Asla geri dönmemek üzere çıkılan yolculuklar vardır. Yolculuk sona erdiğinde gemiler yakılır. Ateşe verilen, terk edilen yerdir aslında. Her terk edişte hep aynı işlem yinelenir ve her seferinde geriye dönen yıkımdır; aynı olanın durmadan geri gelişi. Bir de gemilerin yakılmadığı, sürekli gidilen ve geri dönülen yolculuklar vardır. Gidiş ve dönüş tekrarlandıkça sonunda aynı olan yerinden edilir: “Fark iki tekrar arasında yatar. Bu aynı zamanda tekrarın da iki fark arasında yattığı ve bir fark düzeninden diğerine geçmemize olanak sağladığı anlamına gelmez mi?” (Deleuze, Fark ve Tekrar, Norgunk). O halde bir fark düzeninden diğerine geçmemizi, farkın açığa çıkmasını sağlayan gidişli dönüşlü süreçler vardır ve bir de farkın bastırıldığı tek yönlü yıkıcı süreçler. Lewis Mumfod bu iki karşıt süreci tarım ve madencilik faaliyetleriyle açıklıyor: “Tarım insanın topraktan eksilttiğini bilinçli olarak toprağa geri vermesidir. Madencilik ise aksine yıkıcıdır, madenden ya da taş ocağından alınanlar tekrar yerine koyulamaz” (Bauman, Iskarta Hayatlar, Can). Tarım, gidişli dönüşlü bir yolculuğun, madencilik ise geri dönüşü olmayan, tek yönlü yıkıcı bir hareketin metaforudur.

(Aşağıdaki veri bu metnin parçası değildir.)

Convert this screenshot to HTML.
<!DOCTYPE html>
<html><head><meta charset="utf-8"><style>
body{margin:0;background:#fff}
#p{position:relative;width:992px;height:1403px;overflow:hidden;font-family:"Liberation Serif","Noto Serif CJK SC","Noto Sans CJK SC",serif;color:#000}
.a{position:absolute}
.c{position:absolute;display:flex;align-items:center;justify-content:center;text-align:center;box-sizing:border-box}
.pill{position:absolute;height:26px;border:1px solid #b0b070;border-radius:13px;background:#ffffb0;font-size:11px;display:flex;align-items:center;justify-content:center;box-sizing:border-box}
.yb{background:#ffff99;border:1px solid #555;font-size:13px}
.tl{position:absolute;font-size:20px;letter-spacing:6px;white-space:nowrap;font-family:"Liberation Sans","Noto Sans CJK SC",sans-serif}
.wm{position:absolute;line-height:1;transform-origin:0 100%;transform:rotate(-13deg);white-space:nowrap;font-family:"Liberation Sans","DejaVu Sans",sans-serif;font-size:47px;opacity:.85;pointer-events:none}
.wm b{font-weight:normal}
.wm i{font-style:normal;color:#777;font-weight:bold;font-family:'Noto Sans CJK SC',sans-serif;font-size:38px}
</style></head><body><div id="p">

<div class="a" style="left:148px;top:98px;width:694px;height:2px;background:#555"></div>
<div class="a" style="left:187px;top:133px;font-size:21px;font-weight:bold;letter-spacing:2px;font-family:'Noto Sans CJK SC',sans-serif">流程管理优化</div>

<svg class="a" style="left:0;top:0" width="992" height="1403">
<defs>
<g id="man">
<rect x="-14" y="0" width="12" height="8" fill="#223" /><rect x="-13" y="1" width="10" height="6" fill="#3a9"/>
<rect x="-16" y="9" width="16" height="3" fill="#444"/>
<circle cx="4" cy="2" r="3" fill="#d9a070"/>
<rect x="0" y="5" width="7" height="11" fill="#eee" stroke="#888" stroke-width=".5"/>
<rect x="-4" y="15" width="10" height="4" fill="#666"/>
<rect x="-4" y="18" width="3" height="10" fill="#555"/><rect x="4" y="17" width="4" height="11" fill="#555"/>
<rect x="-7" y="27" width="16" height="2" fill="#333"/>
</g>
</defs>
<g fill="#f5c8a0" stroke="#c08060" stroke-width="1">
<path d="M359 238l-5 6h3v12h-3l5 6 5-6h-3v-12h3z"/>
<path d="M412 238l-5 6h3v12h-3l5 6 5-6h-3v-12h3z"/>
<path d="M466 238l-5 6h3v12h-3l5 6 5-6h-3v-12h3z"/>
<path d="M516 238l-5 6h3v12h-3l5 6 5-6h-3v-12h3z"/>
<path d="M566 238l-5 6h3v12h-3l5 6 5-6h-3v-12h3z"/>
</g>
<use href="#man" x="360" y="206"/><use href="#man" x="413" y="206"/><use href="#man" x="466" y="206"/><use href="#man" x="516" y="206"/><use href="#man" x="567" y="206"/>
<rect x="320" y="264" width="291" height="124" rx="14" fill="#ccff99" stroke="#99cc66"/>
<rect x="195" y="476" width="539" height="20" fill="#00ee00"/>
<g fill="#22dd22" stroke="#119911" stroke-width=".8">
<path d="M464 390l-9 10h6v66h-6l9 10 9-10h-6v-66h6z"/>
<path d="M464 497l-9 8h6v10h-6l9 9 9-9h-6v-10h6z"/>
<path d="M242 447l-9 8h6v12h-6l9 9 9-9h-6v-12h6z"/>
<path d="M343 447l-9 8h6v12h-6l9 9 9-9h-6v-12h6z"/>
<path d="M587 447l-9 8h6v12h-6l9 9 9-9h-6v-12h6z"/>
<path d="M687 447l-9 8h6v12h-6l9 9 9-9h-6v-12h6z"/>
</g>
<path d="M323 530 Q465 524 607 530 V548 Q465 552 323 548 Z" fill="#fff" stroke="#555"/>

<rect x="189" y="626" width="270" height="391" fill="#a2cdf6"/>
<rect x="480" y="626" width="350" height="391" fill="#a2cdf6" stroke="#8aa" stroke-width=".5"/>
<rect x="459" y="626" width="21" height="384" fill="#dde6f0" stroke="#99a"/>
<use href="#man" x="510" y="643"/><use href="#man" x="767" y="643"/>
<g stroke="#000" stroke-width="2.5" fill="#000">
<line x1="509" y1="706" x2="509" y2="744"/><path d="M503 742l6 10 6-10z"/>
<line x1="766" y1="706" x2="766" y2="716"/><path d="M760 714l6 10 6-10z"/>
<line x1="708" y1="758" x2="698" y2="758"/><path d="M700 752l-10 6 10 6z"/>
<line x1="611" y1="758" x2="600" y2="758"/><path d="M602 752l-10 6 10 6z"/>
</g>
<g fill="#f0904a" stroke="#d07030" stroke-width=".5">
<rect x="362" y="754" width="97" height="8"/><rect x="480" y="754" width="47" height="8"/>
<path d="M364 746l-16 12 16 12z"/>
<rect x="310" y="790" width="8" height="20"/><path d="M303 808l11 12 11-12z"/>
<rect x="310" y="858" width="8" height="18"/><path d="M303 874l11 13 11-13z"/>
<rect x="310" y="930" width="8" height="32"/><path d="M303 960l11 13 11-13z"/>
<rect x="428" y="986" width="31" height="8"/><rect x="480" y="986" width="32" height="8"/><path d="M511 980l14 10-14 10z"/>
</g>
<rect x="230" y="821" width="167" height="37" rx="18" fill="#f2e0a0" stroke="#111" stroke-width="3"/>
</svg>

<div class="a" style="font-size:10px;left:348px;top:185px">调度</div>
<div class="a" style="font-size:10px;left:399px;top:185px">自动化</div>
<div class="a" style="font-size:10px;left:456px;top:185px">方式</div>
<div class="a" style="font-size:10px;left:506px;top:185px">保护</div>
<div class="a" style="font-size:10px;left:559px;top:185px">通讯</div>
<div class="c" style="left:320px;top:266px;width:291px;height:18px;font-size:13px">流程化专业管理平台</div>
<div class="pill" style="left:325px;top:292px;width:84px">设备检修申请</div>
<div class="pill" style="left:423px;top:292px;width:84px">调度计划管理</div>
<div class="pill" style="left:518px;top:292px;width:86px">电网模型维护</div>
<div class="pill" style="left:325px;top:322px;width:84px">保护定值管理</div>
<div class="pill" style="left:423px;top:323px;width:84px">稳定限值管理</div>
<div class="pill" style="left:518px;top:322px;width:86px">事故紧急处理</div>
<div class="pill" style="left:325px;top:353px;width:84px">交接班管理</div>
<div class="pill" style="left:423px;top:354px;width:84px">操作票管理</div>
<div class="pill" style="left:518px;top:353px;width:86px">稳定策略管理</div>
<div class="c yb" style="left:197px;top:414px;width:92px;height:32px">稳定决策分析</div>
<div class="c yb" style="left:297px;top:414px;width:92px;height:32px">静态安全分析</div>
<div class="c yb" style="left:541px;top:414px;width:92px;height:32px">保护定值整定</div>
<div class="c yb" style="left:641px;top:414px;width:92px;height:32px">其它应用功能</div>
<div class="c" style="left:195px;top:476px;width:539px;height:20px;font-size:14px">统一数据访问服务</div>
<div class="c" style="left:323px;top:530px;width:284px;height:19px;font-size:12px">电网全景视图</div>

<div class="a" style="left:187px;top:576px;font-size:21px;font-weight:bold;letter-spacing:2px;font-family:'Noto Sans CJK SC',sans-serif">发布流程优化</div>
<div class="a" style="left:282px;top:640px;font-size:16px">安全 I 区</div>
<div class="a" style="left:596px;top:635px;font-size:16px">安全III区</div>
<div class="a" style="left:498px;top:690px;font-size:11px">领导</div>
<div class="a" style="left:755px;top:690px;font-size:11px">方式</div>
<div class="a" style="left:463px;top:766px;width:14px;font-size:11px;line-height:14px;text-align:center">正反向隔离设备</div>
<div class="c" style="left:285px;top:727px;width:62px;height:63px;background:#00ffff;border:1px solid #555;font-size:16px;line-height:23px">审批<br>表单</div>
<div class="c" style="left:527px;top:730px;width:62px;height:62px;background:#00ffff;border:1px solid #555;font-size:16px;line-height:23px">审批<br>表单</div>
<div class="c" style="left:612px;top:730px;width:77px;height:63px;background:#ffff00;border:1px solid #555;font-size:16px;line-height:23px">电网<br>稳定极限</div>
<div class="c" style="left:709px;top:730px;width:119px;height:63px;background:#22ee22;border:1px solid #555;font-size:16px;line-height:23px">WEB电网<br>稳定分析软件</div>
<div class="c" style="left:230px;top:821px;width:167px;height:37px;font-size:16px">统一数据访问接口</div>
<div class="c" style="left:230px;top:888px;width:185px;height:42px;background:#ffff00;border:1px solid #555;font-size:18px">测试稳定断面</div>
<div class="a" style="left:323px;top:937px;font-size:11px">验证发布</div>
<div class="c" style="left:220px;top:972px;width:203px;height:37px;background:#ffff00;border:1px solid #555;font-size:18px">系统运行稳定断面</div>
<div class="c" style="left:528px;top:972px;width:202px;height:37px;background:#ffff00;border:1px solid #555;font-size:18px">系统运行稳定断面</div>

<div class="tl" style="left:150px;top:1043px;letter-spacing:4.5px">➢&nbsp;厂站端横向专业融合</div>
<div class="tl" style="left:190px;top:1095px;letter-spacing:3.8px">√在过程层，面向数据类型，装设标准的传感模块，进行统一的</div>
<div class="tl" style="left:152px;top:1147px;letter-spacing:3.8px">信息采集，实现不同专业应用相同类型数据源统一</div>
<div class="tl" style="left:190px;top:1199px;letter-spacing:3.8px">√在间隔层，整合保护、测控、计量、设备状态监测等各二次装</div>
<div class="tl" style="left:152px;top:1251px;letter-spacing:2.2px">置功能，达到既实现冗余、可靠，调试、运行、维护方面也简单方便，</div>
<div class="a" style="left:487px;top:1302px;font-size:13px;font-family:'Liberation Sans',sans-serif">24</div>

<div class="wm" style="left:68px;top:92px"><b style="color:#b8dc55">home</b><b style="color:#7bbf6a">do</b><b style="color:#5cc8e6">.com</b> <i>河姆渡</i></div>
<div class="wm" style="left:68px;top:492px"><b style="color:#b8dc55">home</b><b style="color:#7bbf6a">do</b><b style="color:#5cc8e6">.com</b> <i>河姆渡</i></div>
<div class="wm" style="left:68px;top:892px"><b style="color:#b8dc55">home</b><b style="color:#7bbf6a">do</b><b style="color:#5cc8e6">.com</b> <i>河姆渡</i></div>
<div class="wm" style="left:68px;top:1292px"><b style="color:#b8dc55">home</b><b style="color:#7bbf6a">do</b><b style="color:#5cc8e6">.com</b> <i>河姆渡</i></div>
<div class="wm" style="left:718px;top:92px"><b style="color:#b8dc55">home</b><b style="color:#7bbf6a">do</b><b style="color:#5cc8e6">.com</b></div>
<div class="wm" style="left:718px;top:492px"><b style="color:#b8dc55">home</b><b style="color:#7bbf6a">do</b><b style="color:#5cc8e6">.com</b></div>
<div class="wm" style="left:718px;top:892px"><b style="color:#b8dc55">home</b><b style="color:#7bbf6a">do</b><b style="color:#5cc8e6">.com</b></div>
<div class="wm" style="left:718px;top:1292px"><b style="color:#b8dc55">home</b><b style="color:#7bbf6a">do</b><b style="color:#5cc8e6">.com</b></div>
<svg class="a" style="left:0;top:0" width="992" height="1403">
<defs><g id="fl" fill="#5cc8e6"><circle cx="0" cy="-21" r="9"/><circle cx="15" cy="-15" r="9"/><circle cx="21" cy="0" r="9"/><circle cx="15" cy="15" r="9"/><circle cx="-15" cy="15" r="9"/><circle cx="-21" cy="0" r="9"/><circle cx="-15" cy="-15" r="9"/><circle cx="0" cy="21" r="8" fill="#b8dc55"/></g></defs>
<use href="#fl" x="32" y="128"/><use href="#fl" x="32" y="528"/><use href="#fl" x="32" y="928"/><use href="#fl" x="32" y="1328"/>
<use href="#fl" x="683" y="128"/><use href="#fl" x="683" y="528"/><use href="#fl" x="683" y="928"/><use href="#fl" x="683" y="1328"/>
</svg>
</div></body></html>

Kapitalist girişimler; doğaya içkin olan geri dönüşlerin kesintiye uğratıldığı, gemilerin yakıldığı tek yönlü hareketler. Sanattaki karşılığını Picasso dile getirmiştir: “Her yaratıcı hareket, öncesinde bir yıkımla başlar.” Her kapitalist girişim doğamızda onarılmaz yıkımlar yaratırken bizlere de yıkıntıların arasında Münir Nurettin’in o meşhur şarkısıyla hüzünlenmek düşer: “Dönülmez akşamın ufkundayız, vakit çok geç.” Oysa vakit asla geç değildir; kapitalistlerin aklına uyup gemilerinizi yakmadıysanız, dönüş yolculuğuna hazırlanabilirsiniz. Yaktıysanız, gemilerinizi yeni baştan inşa edebilirsiniz. Her iki durumda da yolculuğa çıkacağınız gemi, Theseus’un gemisidir. Yunan mitine göre, Girit’ten dönen Theseus’un gemisi Atina’da uzun süre saklanır. Zamanla geminin tahtaları çürüdükçe yenileriyle değiştirilir. Ve sonunda geminin değiştirilmedik hiçbir parçası kalmaz. Gemi hâlâ Theseus’un gemisi midir, yoksa başka bir gemi haline mi gelmiştir? Geri dönüş, hem gemi hem de yolcu için ontolojik bir sorundur. Gemiler bedenlerdir çünkü; onların da omurgaları ve kaburgaları vardır.

BEDENİN YOLCULUĞU

Budist bir metinde anlatılan yolcunun alegorik öyküsünde beden, Theseus’un Gemisi ile yer değiştirir. Öyküye göre uzak diyarlara yolculuk eden bir adam geceyi geçirmek üzere metruk bir eve sığınır. Geceyarısı elinde bir cesetle dev bir canavar girer eve ve cesedi adamın yanına bırakır. Çok geçmeden, bu devin peşine düşmüş başka bir dev gelir. Ve iki dev ceset konusunda tartışmaya başlar; her ikisi de cesedin kendisine ait olduğunu iddia etmektedir. Sonunda eve sığınmış adama dönüp hakemlik yapmasını isterler. Adam çaresizce doğruyu söyler, cesedi ilk dev getirmiştir. Öfkelenen ikinci dev adamın bir kolunu koparır. Birinci dev karşılık olarak cesetten bir kol kopararak adama yapıştırır. Koparma ve yapıştırma işlemi tekrar eder ve sonunda adamın bedeni tamamen değişir (Ananthaswamy, Ya Ben Yoksam? YKY). Yolcunun bedeni hala kendisine mi aittir? Koparmalar ve yapıştırmalar, gidişler ve dönüşlerle fark açığa çıkmış, yolcunun bedeni başkalaşmıştır.

KEDER KÖRLEŞTİRİR

Mumford’un tanımıyla tarım, insanın topraktan eksilttiğini toprağa geri verdiği gidişli dönüşlü bir süreç. Eksiltme ve geri verme işlemi hem Theseus’un Gemisi’nde hem yolcunun bedeninde gerçekleşmiş; parça değişimleri tekrarlandıkça sonunda bedenler değişmiştir. Oysa yıkımlarla beslenen despot, bizleri her seferinde dönülmez akşamın ufkuyla baş başa bırakarak kedere gömülmemizi istiyor. Keder körleştirir. Kederden sıyrılıp da ufka baktığınızda, ufkun dönülebilir olduğunu ve akşamın da son olmadığını fark edeceksiniz. Yeryüzü yuvarlaktır. Ufuk bir yıkım çizgisi değil, aksine yolculuğa sürekli davettir; sürekli kaçan ve kovalandıkça terk edilen yere geri dönülen bitimsiz bir eksiltme ve geri verme hareketi. Bir yerden ayrıldığımızda biz eksiliriz ve tekrar o yere geldiğimizde biz geri veriliriz. Gemiler, bedenler ve yerler durmadan başkalaşırlar. Gelgelelim aynı olanın geri dönüşüne bel bağlamış despot hala yerinde. Çok tuhaf!